In 1990, Bagge abandoned the Leeways, Studs Kirby, and the rest and carried Buddy Bradley with him to Hate. “Each issue of Neat Stuff had been selling a little bit better,” he said. “The trajectory was good, but too slow for my taste. I thought to myself, ‘I gotta do something drastic.’” He ditched his old title, which sounded too much like a kids’ comic (and which American Greetings had swiped for a line of snarky greeting cards); and he shrunk back down to comic book size. Bagge is convinced that the magazine-format-equals-mature-content business plan of the ’80s was a mistake, since a lot of comics shops never bothered to invest in magazine racks. And he may be right about that. Hate and Daniel Clowes’ comic-book-sized series Eightball both debuted around the same time and would go on to sell phenomenally well throughout the ’90s.

“It’s the perfect format for me,” Bagge said. With Hate, he told self-contained Buddy Bradley stories in each issue, which over time developed into longer arcs, similar to a TV show. In an ideal world—where he had the energy and the market—he’d still be releasing 30 or so pages into comics shops every four months. “But it doesn’t make economic sense,” he lamented.

Instead, Bagge has followed along with many of his ’90s peers and is working on books, short pieces for other publications, and illustrations. He’s also found a good revenue stream on the convention circuit, where he sells Bagge ephemera (like old posters and record-sleeves that he drew on assignment) and original art to a fanbase that he finds is getting “more and more generous all the time.” He compared it to the life of a veteran musician, still drawing royalties off his hit records—in his case, Fantagraphics’ best-selling Buddy Bradley collections—and making enough money from live appearances that producing new material is almost optional.

When I asked Bagge if he could’ve envisioned his spiky, punky Neat Stuff comics one day getting the hardcover boxed-set treatment, he laughed. “Oh, I envisioned it. I was confident enough back then to think it warranted it.”
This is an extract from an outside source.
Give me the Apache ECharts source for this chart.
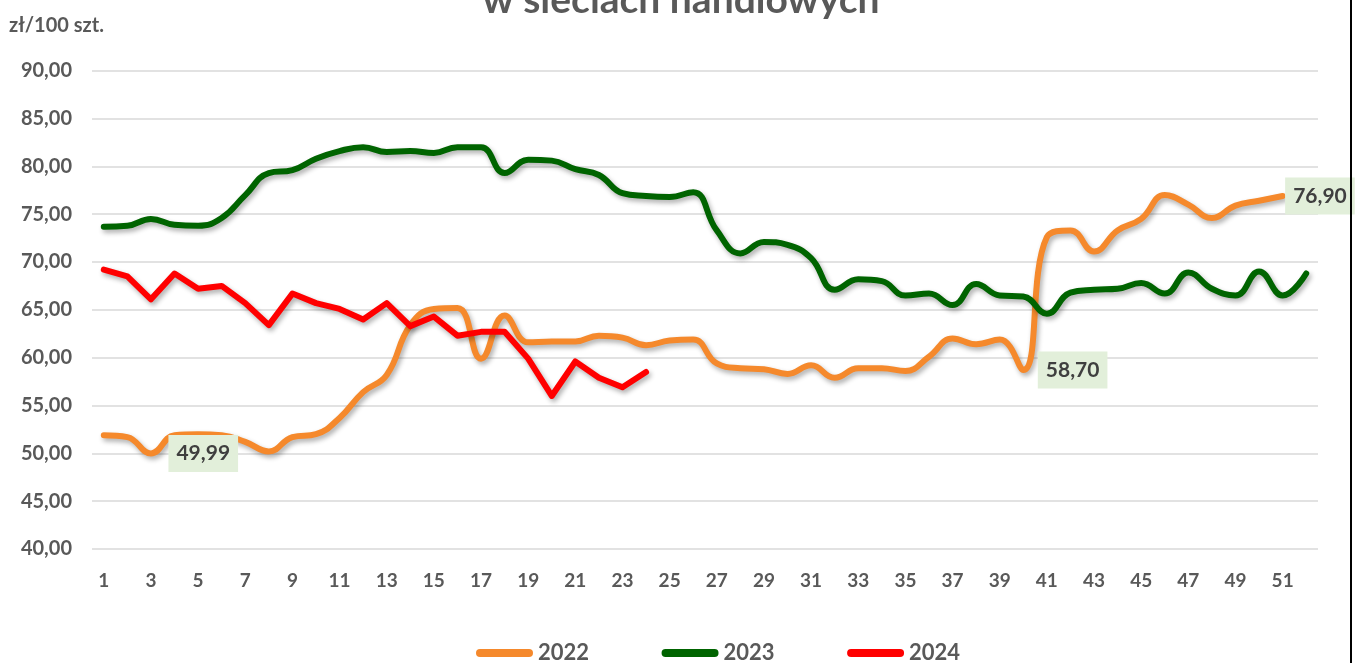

In retrospect, this was a dumb question on my part. What was always great about Neat Stuff—and what makes those comics so exciting to read even today—is that they had the look of something disposable, but with a sneaky level of ambition and depth. One panel at a time, Bagge pulls readers into the lives of the Leeways or the Bradley family, taking what seems like tossed-off humor pieces and gradually revealing an uncanny understanding of human nature and the realities of modern American life. It’s no coincidence that Simpsons creator Matt Groening provided a quote for the cover of the first Bradleys book collection back in 1989. He recognized in Neat Stuff a kindred spirit: another 1980s cultural refugee who could draw thick lines on a page and then fill them with wit, personality, and soul.